◆ **PROBLEM DESCRIPTION**: Take the listing from its first line through the line that contains "import plotly.graph_objects as go" and please retype those lines exactly, leaving out the pictures.

— START —

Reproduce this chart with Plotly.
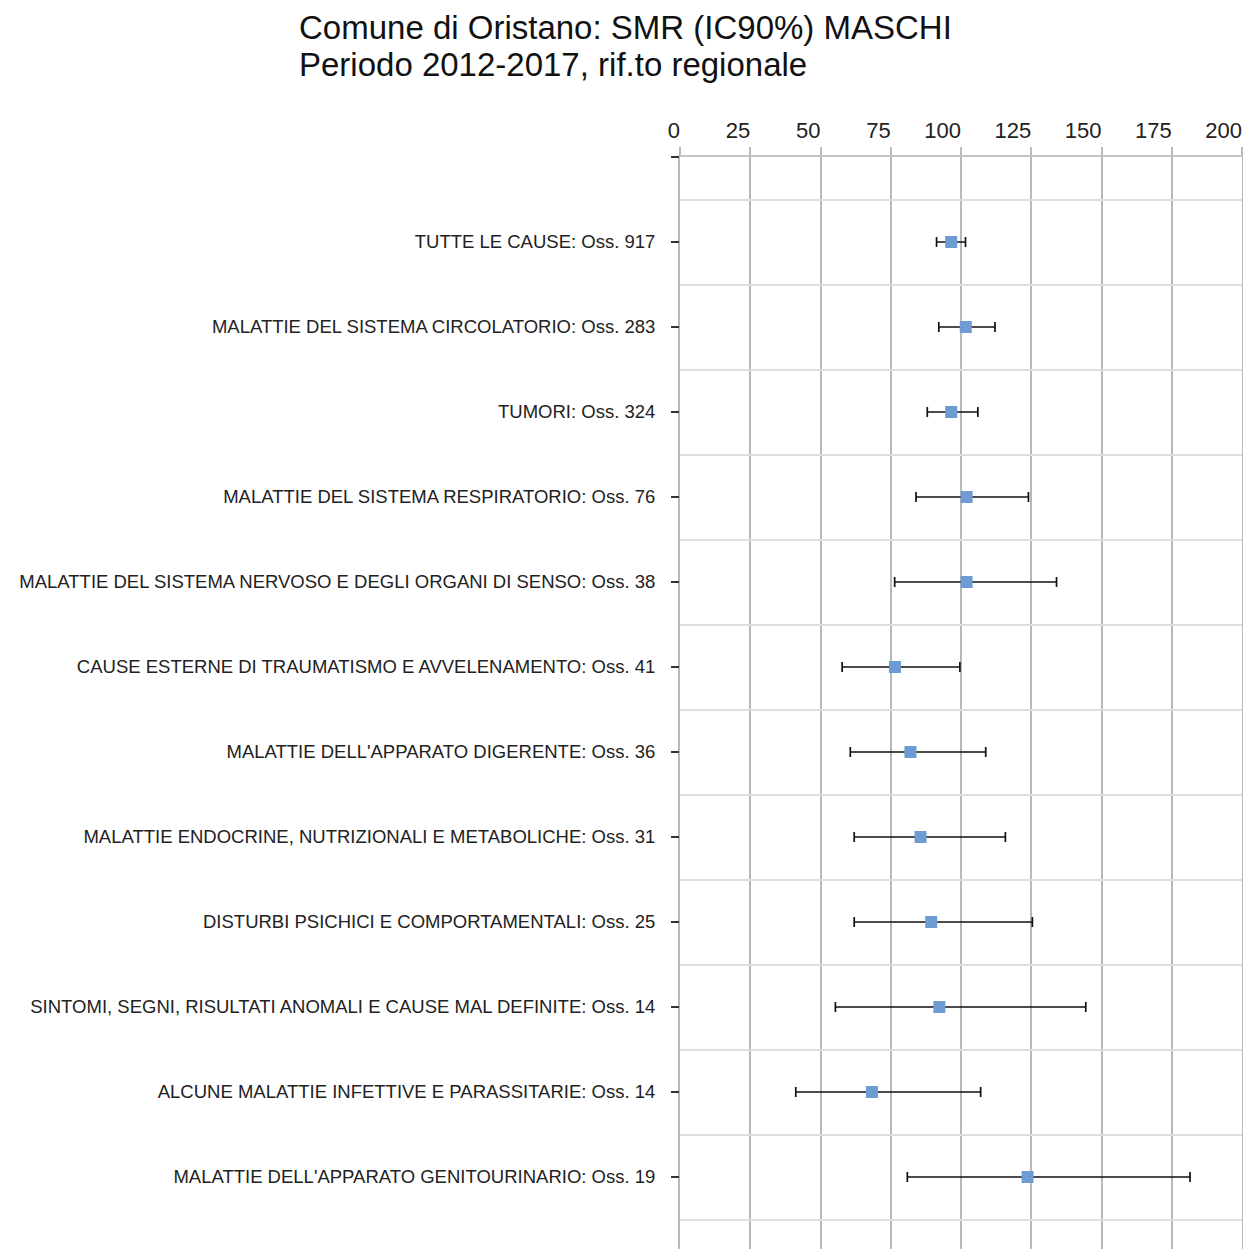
import plotly.graph_objects as go

categories = [
    "TUTTE LE CAUSE: Oss. 917",
    "MALATTIE DEL SISTEMA CIRCOLATORIO: Oss. 283",
    "TUMORI: Oss. 324",
    "MALATTIE DEL SISTEMA RESPIRATORIO: Oss. 76",
    "MALATTIE DEL SISTEMA NERVOSO E DEGLI ORGANI DI SENSO: Oss. 38",
    "CAUSE ESTERNE DI TRAUMATISMO E AVVELENAMENTO: Oss. 41",
    "MALATTIE DELL'APPARATO DIGERENTE: Oss. 36",
    "MALATTIE ENDOCRINE, NUTRIZIONALI E METABOLICHE: Oss. 31",
    "DISTURBI PSICHICI E COMPORTAMENTALI: Oss. 25",
    "SINTOMI, SEGNI, RISULTATI ANOMALI E CAUSE MAL DEFINITE: Oss. 14",
    "ALCUNE MALATTIE INFETTIVE E PARASSITARIE: Oss. 14",
    "MALATTIE DELL'APPARATO GENITOURINARIO: Oss. 19",
]
smr = [96.5, 101.7, 96.5, 102.0, 102.0, 76.5, 82.0, 85.6, 89.4, 92.3, 68.3, 123.7]
ic_low = [91.3, 92.1, 88.0, 84.0, 76.4, 57.7, 60.6, 62.0, 62.0, 55.3, 41.2, 80.9]
ic_high = [101.6, 112.1, 106.0, 124.0, 134.0, 99.6, 108.8, 115.8, 125.4, 144.4, 107.0, 181.5]
x_ticks = [0, 25, 50, 75, 100, 125, 150, 175, 200]
reference = 100
title_lines = ["Comune di Oristano: SMR (IC90%) MASCHI", "Periodo 2012-2017, rif.to regionale"]

positions = list(range(1, len(categories) + 1))
err_plus = [h - v for h, v in zip(ic_high, smr)]
err_minus = [v - l for v, l in zip(smr, ic_low)]
grid_half = [0] + [p - 0.5 for p in positions] + [positions[-1] + 0.5]
# labels right-aligned to the gridline: pad with non-breaking spaces (2 per digit)
x_ticktext = [str(t) + "\u00a0" * (2 * len(str(t))) for t in x_ticks]

# page body has an 8px margin: figure is sized so the page fits the visible window
W, H = 1235, 1241
L, T, R = 672, 149, 1
PLOT_W, PLOT_H = W - R - L, H - T
ROW = 85  # pixels per category row
yrange = [PLOT_H / ROW, 0]

fig = go.Figure()
# invisible helper trace on the grid axis
fig.add_trace(go.Scatter(x=smr, y=positions, mode="markers", marker=dict(opacity=0),
                         showlegend=False, hoverinfo="skip", yaxis="y"))
fig.add_trace(go.Scatter(
    x=smr, y=positions, mode="markers", yaxis="y2",
    marker=dict(symbol="square", size=12, color="#6e9bd1"),
    error_x=dict(type="data", symmetric=False, array=err_plus, arrayminus=err_minus,
                 color="#111111", thickness=1.7, width=5),
    showlegend=False, hoverinfo="x+y",
))

fig.add_shape(type="line", xref="x", yref="paper", x0=reference, x1=reference, y0=0, y1=1,
              line=dict(color="#000000", width=2), layer="between")

for i, line in enumerate(title_lines):
    py = 28 + 36 * i - 8
    fig.add_annotation(text=line, xref="paper", yref="paper",
                       x=(289 - L) / PLOT_W, y=(H - py) / PLOT_H,
                       xanchor="left", yanchor="middle", showarrow=False,
                       font=dict(size=33, color="#111111", family="Liberation Sans, Arial, sans-serif"))

fig.update_layout(
    width=W, height=H,
    margin=dict(l=L, r=R, t=T, b=0, autoexpand=False),
    paper_bgcolor="white", plot_bgcolor="white",
    font=dict(family="Liberation Sans, Arial, sans-serif", color="#222222"),
    xaxis=dict(
        side="top", range=[0, 200], tickvals=x_ticks, ticktext=x_ticktext, tickangle=0,
        showgrid=True, gridcolor="#b8b8b8", gridwidth=1.5,
        ticks="outside", ticklen=8, tickcolor="#b8b8b8", tickwidth=1.5,
        tickfont=dict(size=22, color="#222222"), ticklabeloverflow="allow",
        zeroline=False, showline=True, linecolor="#c4c4c4", linewidth=1.5,
        automargin=False,
    ),
    yaxis=dict(
        range=yrange, tickvals=grid_half, ticktext=[""] * len(grid_half),
        showgrid=True, gridcolor="#dedede", gridwidth=2, ticks="",
        zeroline=False, showline=True, linecolor="#b8b8b8", linewidth=1.5, mirror=True,
        automargin=False,
    ),
    yaxis2=dict(
        overlaying="y", side="left", anchor="x",
        range=yrange, tickvals=[0] + positions, ticktext=[""] + categories,
        showgrid=False, zeroline=False, showline=False,
        ticks="outside", ticklen=8, tickcolor="#333333", tickwidth=1.5,
        ticklabelstandoff=12, automargin=False,
        tickfont=dict(size=18.5, color="#222222"),
    ),
)

fig.write_html("out.html")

— END —

◆ **PROBLEM SOLUTION**:
Reproduce this chart with Plotly.
import plotly.graph_objects as go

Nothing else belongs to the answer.